Planning & Management
397150 - Dynamic simulation of Lake Mead water levels in response to climate change and varying demands
Monday, June 4
2:00 PM - 3:30 PM
Location: Greenway GH
Abhusan Achhami, United States – University of Nevada, Las Vegas; Ajay Kalra, United States – Southern Illinois University; Sajjad Ahmad, United States – University of Nevada, Las Vegas
With the records of recent decline in water level of Lake Mead, for the operation and management of Lake it is important to consider the full range of future scenarios involving climate change and water demand due to increasing population. This study evaluated the effect of climate change and varying water demands on Lake Mead storage and water levels. It deals with the various dynamic variables such as metrological and socio-economic factors that impact the water storage capacity at Lake Mead and estimates what the Lake storage and water levels would be in future by varying these parameters over a wide range.

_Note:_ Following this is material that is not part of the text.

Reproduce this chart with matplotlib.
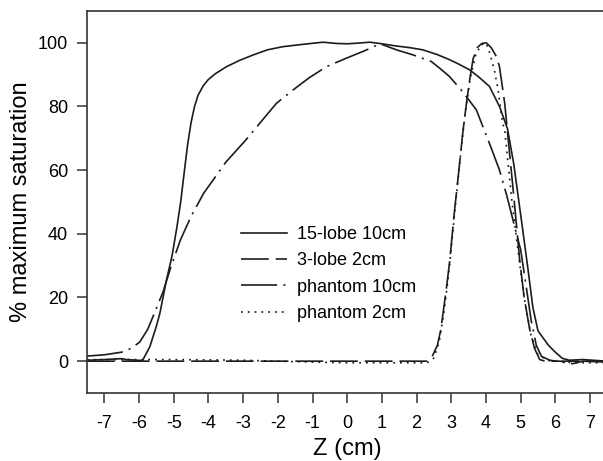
# Saturation profiles along Z for the different pulse designs
import matplotlib
matplotlib.use("Agg")
import matplotlib.pyplot as plt

plt.rcParams["font.family"] = ["Liberation Sans", "DejaVu Sans"]
plt.rcParams["lines.scale_dashes"] = False
plt.rcParams["axes.unicode_minus"] = False

# 15-lobe 10cm (solid)
z_15lobe = [-7.5, -7.0, -6.5, -6.36, -5.9, -5.69, -5.5, -5.4, -5.21, -5.05, -4.91, -4.8,
            -4.69, -4.6, -4.5, -4.4, -4.3, -4.15, -4.0, -3.8, -3.48, -3.1, -2.71, -2.3,
            -1.85, -1.3, -0.7, -0.3, 0.0, 0.3, 0.65, 1.0, 1.42, 1.8, 2.18, 2.6, 2.95,
            3.2, 3.53, 3.8, 4.1, 4.39, 4.62, 4.8, 4.9, 5.05, 5.21, 5.35, 5.5, 5.6, 5.8,
            6.0, 6.2, 6.4, 6.8, 7.2, 7.5]
s_15lobe = [0.3, 0.5, 0.8, 0.5, 0.2, 4.5, 11, 15, 25.5, 33, 42, 50,
            60, 68, 75, 80, 83.5, 86.5, 88.5, 90.3, 92.5, 94.5, 96.2, 97.8,
            98.8, 99.5, 100.2, 99.8, 99.7, 99.9, 100.2, 99.7, 99, 98.5, 97.8, 96.3, 94.7,
            93.4, 91.5, 89.2, 86.3, 80, 73, 62, 54, 42, 29, 17, 9.5, 8, 5,
            2.8, 0.9, 0.3, 0.5, 0.2, 0.0]

# 3-lobe 2cm (long dash)
z_3lobe = [-7.5, 2.3, 2.45, 2.6, 2.7, 2.86, 2.95, 3.1, 3.2, 3.34, 3.45, 3.53, 3.63,
           3.75, 3.88, 4.01, 4.15, 4.3, 4.39, 4.54, 4.62, 4.8, 4.97, 5.1, 5.26, 5.4,
           5.55, 5.7, 7.5]
s_3lobe = [0.0, 0.0, 1.5, 5, 10, 23, 31, 48, 58, 72.6, 82, 88.4, 95,
           98.5, 99.8, 100, 98.5, 95.7, 92.5, 81, 72, 52, 32, 20, 10, 4,
           0.5, 0.0, 0.0]

# phantom 10cm (dash-dot)
z_ph10 = [-7.5, -7.0, -6.46, -6.2, -5.98, -5.75, -5.5, -5.3, -5.1, -4.81, -4.5, -4.14,
          -3.5, -2.92, -2.5, -2.04, -1.56, -1.1, -0.6, -0.02, 0.5, 0.95, 1.42, 1.9,
          2.43, 2.67, 2.95, 3.3, 3.72, 3.91, 4.15, 4.39, 4.6, 4.88, 5.0, 5.16, 5.3,
          5.45, 5.6, 5.84, 6.2, 6.5, 6.8, 7.5]
s_ph10 = [1.6, 2.0, 2.9, 4.2, 6, 10, 16.6, 22, 29, 38, 45.5, 52.7,
          62.5, 69.5, 75, 81, 85.2, 89, 92.5, 95.2, 97.5, 99.7, 97.8, 96.2,
          94.1, 92, 89.4, 85, 79, 73.7, 67, 60, 52, 40, 35, 23.4, 13,
          5, 1.5, 0.3, -0.3, -0.8, 0.0, -0.3]

# phantom 2cm (dotted)
z_ph2 = [-7.5, -5.0, -3.0, -1.0, 0.0, 2.3, 2.5, 2.65, 2.8, 2.95, 3.1, 3.25, 3.4,
         3.55, 3.7, 3.85, 4.0, 4.11, 4.25, 4.34, 4.48, 4.54, 4.75, 4.97, 5.1, 5.3,
         5.5, 5.8, 6.5, 7.5]
s_ph2 = [0.5, 0.5, 0.3, -0.3, -0.5, -0.5, 1, 6, 16, 30, 47, 63, 78,
         89, 96, 99.3, 100, 96.8, 91, 85.8, 74.8, 72.6, 50, 30.8, 20, 8,
         2, 0.2, -0.5, -0.5]

labels = ["15-lobe 10cm", "3-lobe 2cm", "phantom 10cm", "phantom 2cm"]
x_ticks = list(range(-7, 8))
y_ticks = [0, 20, 40, 60, 80, 100]

line_color = "#1c1c1c"
lw = 1.2

fig = plt.figure(figsize=(6.03, 4.61), dpi=100)
ax = fig.add_axes([87 / 603, 1 - 393 / 461, 520.4 / 603, 382 / 461])

ax.plot(z_15lobe, s_15lobe, color=line_color, lw=lw, label=labels[0])
ax.plot(z_3lobe, s_3lobe, color=line_color, lw=lw, dashes=(20, 5), label=labels[1])
ax.plot(z_ph10, s_ph10, color=line_color, lw=lw, dashes=(26, 4.5, 1.5, 4.5), label=labels[2])
ax.plot(z_ph2, s_ph2, color=line_color, lw=lw, dashes=(1.3, 3.6), label=labels[3])

ax.set_xlim(-7.5, 7.5)
ax.set_ylim(-10, 110)
ax.set_xticks(x_ticks)
ax.set_yticks(y_ticks)
ax.tick_params(direction="out", length=7, width=1.1, color="#333333", labelsize=13)
ax.tick_params(axis="x", pad=9)
ax.tick_params(axis="y", pad=6.5)
for sp in ax.spines.values():
    sp.set_linewidth(1.2)
    sp.set_color("#333333")

ax.set_xlabel("Z (cm)", fontsize=17, labelpad=4)
ax.set_ylabel("% maximum saturation", fontsize=17, labelpad=4)

ax.legend(loc="upper left", bbox_to_anchor=(241 / 603, 1 - 226 / 461),
          bbox_transform=fig.transFigure, frameon=False, fontsize=13,
          handlelength=2.55, handletextpad=0.55, labelspacing=0.52, borderpad=0,
          borderaxespad=0)

fig.savefig("out.png", dpi=100)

A system dynamics tool STELLA was used to develop the model, which simulated the historic, present, and future Lake Mead levels in response to changing inflows and outflows. System dynamics is a computer-aided approach used in studying complex systems by analyzing the interaction between various elements within that system. Climatic parameters that affect the water volume were integrated into the model using secondary data and model was calibrated. By running different future scenarios where inflow to and outflow from the Lake were altered considering climate change and varying water demand depending on population growth, we were able to better understand the range of water level changes that Lake Mead would experience in coming years. The model helped us develop cause-effect relationships of various climatic factors involved in the model. The results indicate that there are certain management scenarios that will allow the water levels in the Lake Mead to be maintained at a higher level than what it has experienced during the recent droughts.